OUTSIDE MY WINDOW & THE WEATHER OUTSIDE
Last week was EXTREMELY pleasant and in the high 60’s with tons of sunshine and a cool breeze. I don’t think this week will be the same as they are predicting mid 80’s and higher humidity. So far this morning, not so bad, but we’ll see.
ON THE BREAKFAST PLATE
I haven’t been very hungry in the mornings, but am trying to keep with the menu plan. This morning is peach yogurt and coffee.
AS I LOOK AROUND THE HOUSE
I’m pretty happy with it. With spring approaching I am having to vacuum daily LOL as the black lab just doesn’t want to wear his winter coat any longer, not that we had a winter to begin with.

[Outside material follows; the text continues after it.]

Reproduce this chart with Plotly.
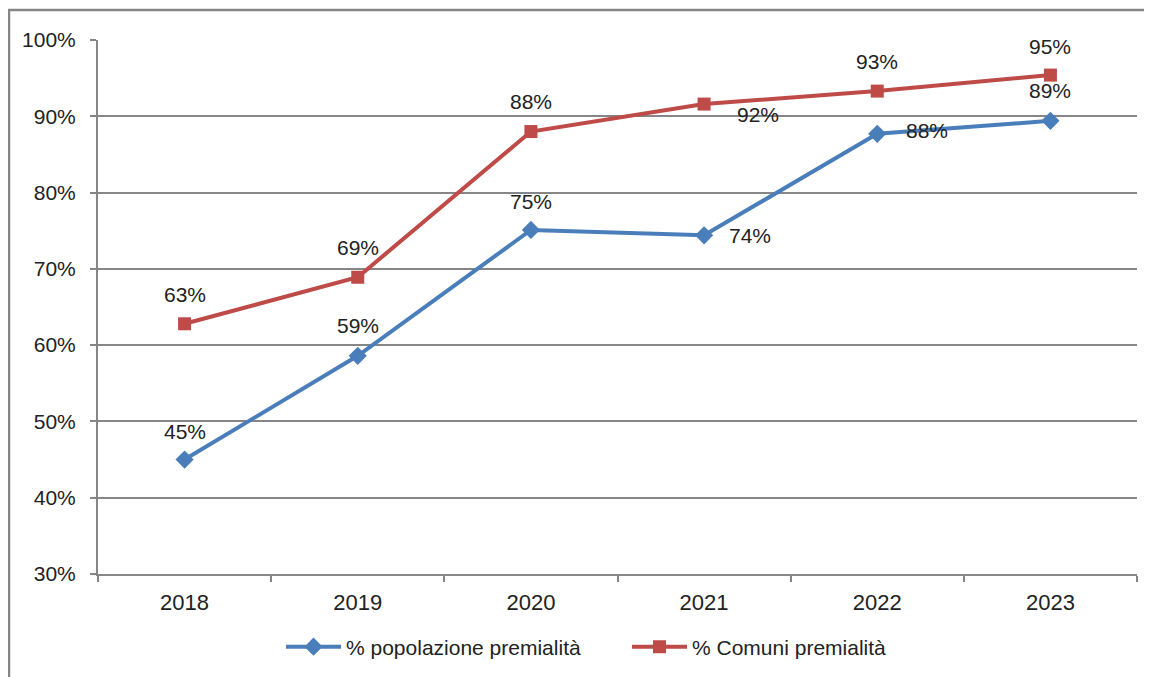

WEEKLY TO DO LIST & HOUSE PROJECTS
Dr. appointments
Vacuuming
Laundry
EBAY
Paint touch up in few places
Grout touch up in a few places
Water Plants
CURRENTLY READING & TELEVISION / DVR
Still trying a few of the newer shows. I just can’t get a feeling for the new cable and TV scheduling and it leaves me a bit unsure of what I want to watch. I’m still reading Jana Deleon books. I’ve been intrigued by her Bayou mystery types.
KITCHEN REVIEWS
I LOVE my new Indigo True Bamboo cutting board. I’d been looking for a smaller one (8×13) with a juice catch for resting and cutting meats so I didn’t need drag out my large Pampered chef one all the time. THIS BOARD IS A DREAM! It is also the perfect size for small roasts and cuts of meat. PLUS it was on sale for half price!
More on this eventually, but for now, this says it all. I’m really hurt and betrayed that I’m seeing a blood relative’s true colors ESPECIALLY after doing so much for them AND while I’m so sick.
FAVORITE PHOTO FROM THE CAMERA
LOL Somehow I let the battery run down on the camera so this category is empty this week.